Sunday, 24 March 2013


Thanks to a web cam I’ve been able to keep an eye on a pair of tawny owls that has taken up residence in a nest box situated within a large suburban garden. This particular pair is somewhat early in its timing this year, well ahead of most other tawny owl pairs nesting in the UK. The female laid her first egg in mid-February, her second following a few days later on Saturday 16th. I know this because during the early days of laying she would vacate the box just as it was getting dark, presumably to hunt, preen and stretch her wings, leaving the eggs clearly visible in the bottom of the nest box.

While our familiar songbirds, like tits and finches, tend to lay one egg per day, tawny owls lay one egg every two to four days, a pattern seen in our other breeding owls. The interval may vary depending on the weather conditions and it is usually longer between the last two eggs than the first two. Tawny owls usually start to incubate with the first egg; this is different from tits and finches, which usually wait until the clutch is complete. This means that tawny owl chicks do not all hatch at the same time, but emerge over a number of days to leave a clear hierarchy of ages. This is what we biologists call asynchronous hatching.

Asynchronous hatching is thought to be an adaptation, allowing owls and other birds of prey (who also show this behaviour) to cope with years when food supplies are poor. If all of the young owlets were the same age and size, then a shortage of food would probably see the loss of the whole brood. Since older chicks always secure food first, a hierarchy of ages ensures that it is the youngest (and weakest) chick that succumbs first when times are tough. This acts to reduce the brood size downwards towards a level that is better supported by the resources that are actually available.

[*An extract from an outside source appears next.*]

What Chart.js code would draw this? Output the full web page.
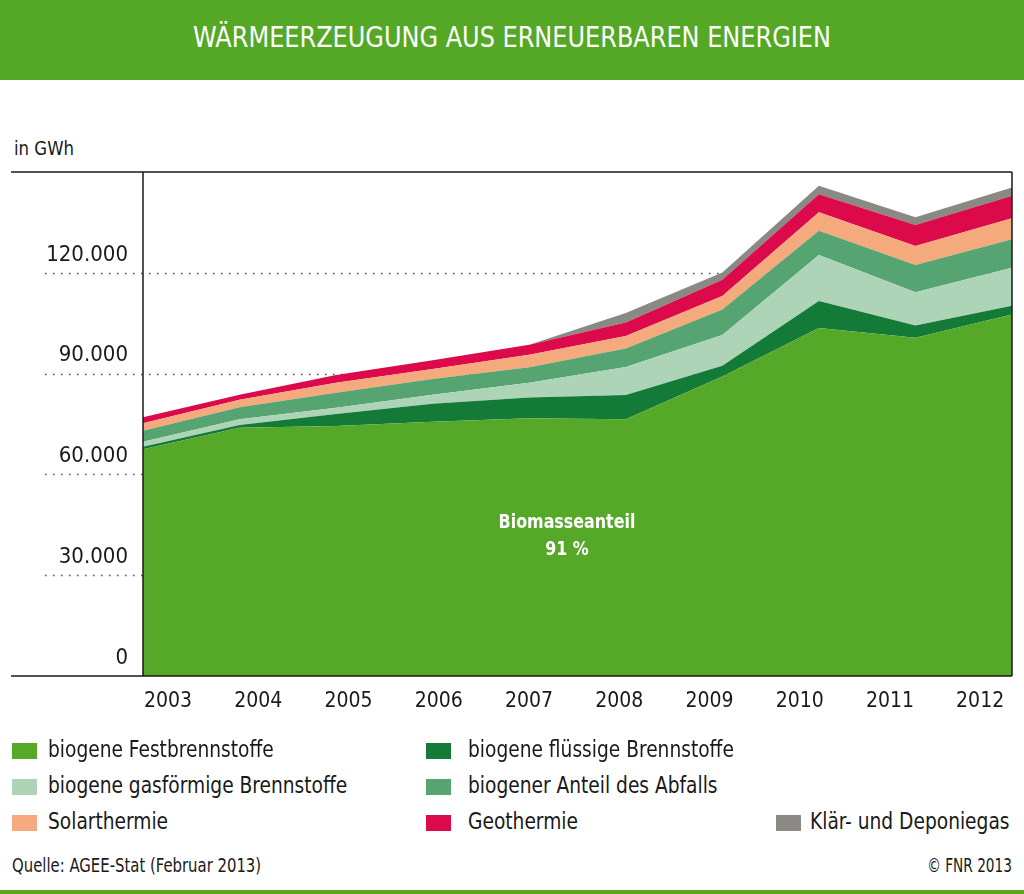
<!DOCTYPE html>
<html>
<head>
<meta charset="utf-8">
<script src="https://cdn.jsdelivr.net/npm/chart.js@4/dist/chart.umd.min.js"></script>
<style>
  html, body { margin: 0; padding: 0; background: #fff; }
  body { width: 1024px; height: 894px; position: relative; overflow: hidden;
         font-family: "DejaVu Sans Condensed", "Liberation Sans", sans-serif; color: #1a1a1a; }
  #banner { position: absolute; left: 0; top: 0; width: 1024px; height: 80px; background: #55a825; }
  #title { position: absolute; left: 512px; top: 20px; color: #fff; font-size: 29px; white-space: nowrap;
           transform: translateX(-50%) scaleX(0.92); transform-origin: center; }
  #unit { position: absolute; left: 14px; top: 136px; font-size: 20px; transform: scaleX(0.92); transform-origin: left; }
  #wrap { position: absolute; left: 0; top: 100px; width: 1024px; height: 640px; }
  #note { position: absolute; left: 467px; top: 508px; width: 200px; text-align: center; color: #fff;
          font-weight: bold; font-size: 19px; line-height: 27px; transform: scaleX(0.93); }
  .leg { position: absolute; font-size: 23px; white-space: nowrap; }
  .leg span.sw { position: absolute; left: 0; top: 7px; width: 25px; height: 16px; }
  .leg span.tx { position: absolute; top: 0; transform: scaleX(0.9); transform-origin: left; }
  #src { position: absolute; left: 12px; top: 854px; font-size: 19px; white-space: nowrap;
         transform: scaleX(0.87); transform-origin: left; }
  #copy { position: absolute; right: 12px; top: 854px; font-size: 19px; white-space: nowrap;
          transform: scaleX(0.8); transform-origin: right; }
  #foot { position: absolute; left: 0; top: 890px; width: 1024px; height: 4px; background: #55a825; }
</style>
</head>
<body>
<div id="banner"></div>
<div id="title">WÄRMEERZEUGUNG AUS ERNEUERBAREN ENERGIEN</div>
<div id="unit">in GWh</div>
<div id="wrap"><canvas id="c"></canvas></div>
<div id="note">Biomasseanteil<br>91 %</div>
<div id="legend"></div>
<div id="src">Quelle: AGEE-Stat (Februar 2013)</div>
<div id="copy">© FNR 2013</div>
<div id="foot"></div>
<script>
// ---- data (GWh) ----
const years = ["2003","2004","2005","2006","2007","2008","2009","2010","2011","2012"];
const festbrennstoffe   = [67500, 73900, 74400, 75700, 76700, 76400, 89100, 103600, 100700, 107600];
const fluessige         = [  700,   800,  3600,  5300,  6200,  7200,  3200,   8000,   3600,   2600];
const gasfoermige       = [ 1500,  1700,  1800,  2700,  4400,  8400,  9200,  13700,   9900,  11300];
const abfall            = [ 3300,  3600,  4500,  4700,  4600,  5500,  7600,   7200,   8100,   8500];
const solarthermie      = [ 2200,  2200,  3000,  3000,  3700,  3700,  4000,   5500,   5700,   6200];
const geothermie        = [ 1800,  1500,  2300,  2600,  3000,  4000,  4800,   5400,   6200,   6700];
const klaergas          = [    0,     0,     0,     0,     0,  2800,  2200,   2500,   2300,   2500];
const yTickValues       = [0, 30000, 60000, 90000, 120000];
const yTickLabels       = ["0", "30.000", "60.000", "90.000", "120.000"];

const seriesNames  = ["biogene Festbrennstoffe", "biogene flüssige Brennstoffe", "biogene gasförmige Brennstoffe",
                      "biogener Anteil des Abfalls", "Solarthermie", "Geothermie", "Klär- und Deponiegas"];
const seriesValues = [festbrennstoffe, fluessige, gasfoermige, abfall, solarthermie, geothermie, klaergas];
const seriesColors = ["#55a828", "#137a37", "#aed4b7", "#56a472", "#f4aa7c", "#dd0a4b", "#8b8984"];

const datasets = seriesNames.map((name, k) => ({
  label: name,
  data: seriesValues[k].map((v, i) => ({ x: i, y: v })),
  backgroundColor: seriesColors[k],
  borderColor: seriesColors[k],
  borderWidth: 0,
  pointRadius: 0,
  tension: 0,
  fill: k === 0 ? "origin" : "-1"
}));

// legend (HTML), positions = layout: [swatch x, row y, text x]
const legendPos = [[12,736,48],[426,736,468],[12,772,48],[426,772,468],[12,808,48],[426,808,468],[776,808,810]];
const legEl = document.getElementById("legend");
seriesNames.forEach((n, k) => {
  const d = document.createElement("div");
  d.className = "leg";
  d.style.left = legendPos[k][0] + "px";
  d.style.top = legendPos[k][1] + "px";
  d.innerHTML = '<span class="sw" style="background:' + seriesColors[k] + '"></span><span class="tx" style="left:' +
    (legendPos[k][2] - legendPos[k][0]) + 'px">' + n + '</span>';
  legEl.appendChild(d);
});

const FONT = '"DejaVu Sans Condensed", "Liberation Sans", sans-serif';

const framePlugin = {
  id: "frame",
  beforeDatasetsDraw(chart) {
    const { ctx, chartArea } = chart;
    const ys = chart.scales.y;
    ctx.save();
    ctx.strokeStyle = "#555";
    ctx.lineWidth = 1.6;
    ctx.setLineDash([1.6, 6.4]);
    yTickValues.forEach(v => {
      if (v === 0) return;
      const py = Math.round(ys.getPixelForValue(v)) + 0.5;
      ctx.beginPath();
      ctx.moveTo(45, py);
      ctx.lineTo(chartArea.right, py);
      ctx.stroke();
    });
    ctx.restore();
  },
  afterDatasetsDraw(chart) {
    const { ctx, chartArea } = chart;
    ctx.save();
    ctx.strokeStyle = "#1a1a1a";
    ctx.lineWidth = 1.5;
    ctx.beginPath();
    ctx.moveTo(11, chartArea.top); ctx.lineTo(chartArea.right, chartArea.top);
    ctx.moveTo(11, chartArea.bottom); ctx.lineTo(chartArea.right, chartArea.bottom);
    ctx.moveTo(chartArea.left, chartArea.top); ctx.lineTo(chartArea.left, chartArea.bottom);
    ctx.moveTo(chartArea.right, chartArea.top); ctx.lineTo(chartArea.right, chartArea.bottom);
    ctx.stroke();
    ctx.restore();
  }
};

new Chart(document.getElementById("c"), {
  type: "line",
  data: { datasets },
  plugins: [framePlugin],
  options: {
    responsive: true,
    maintainAspectRatio: false,
    animation: false,
    layout: { padding: { left: 0, right: 12, top: 72, bottom: 0 } },
    plugins: { legend: { display: false }, tooltip: { enabled: false } },
    elements: { line: { borderWidth: 0 } },
    scales: {
      x: {
        type: "linear", min: 0, max: years.length - 1,
        grid: { display: false }, border: { display: false },
        afterBuildTicks(scale) {
          const n = years.length;
          scale.ticks = years.map((y, i) => ({ value: 0.26 + i * (8.41 / (n - 1)) }));
        },
        afterFit(scale) { scale.height = 64; },
        ticks: {
          autoSkip: false, maxRotation: 0, padding: 5,
          color: "#1a1a1a", font: { family: FONT, size: 21 },
          callback: (v, i) => years[i]
        }
      },
      y: {
        stacked: true, min: 0, max: 150000,
        grid: { display: false, drawTicks: false }, border: { display: false },
        afterBuildTicks(scale) { scale.ticks = yTickValues.map(v => ({ value: v })); },
        afterFit(scale) { scale.width = 143; },
        ticks: {
          padding: 15, labelOffset: -18,
          color: "#1a1a1a", font: { family: FONT, size: 22 },
          callback: (v, i) => yTickLabels[i]
        }
      }
    }
  }
});
</script>
</body>
</html>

This may seem particularly cruel but, as a strategy to produce as many young as the conditions can support, it is a successful one for the owls to adopt. The strategy is even more obvious in the barn owl, where a larger clutch of eggs tends to be laid and the reduction in brood size can be more dramatic. Being born so early in the year may prove challenging for the young tawny owls. However, if they fledge from the nest successfully they should gain independence at about the time that the abundance of food reaches a decent level, supporting them as they learn to hunt and to fend for themselves.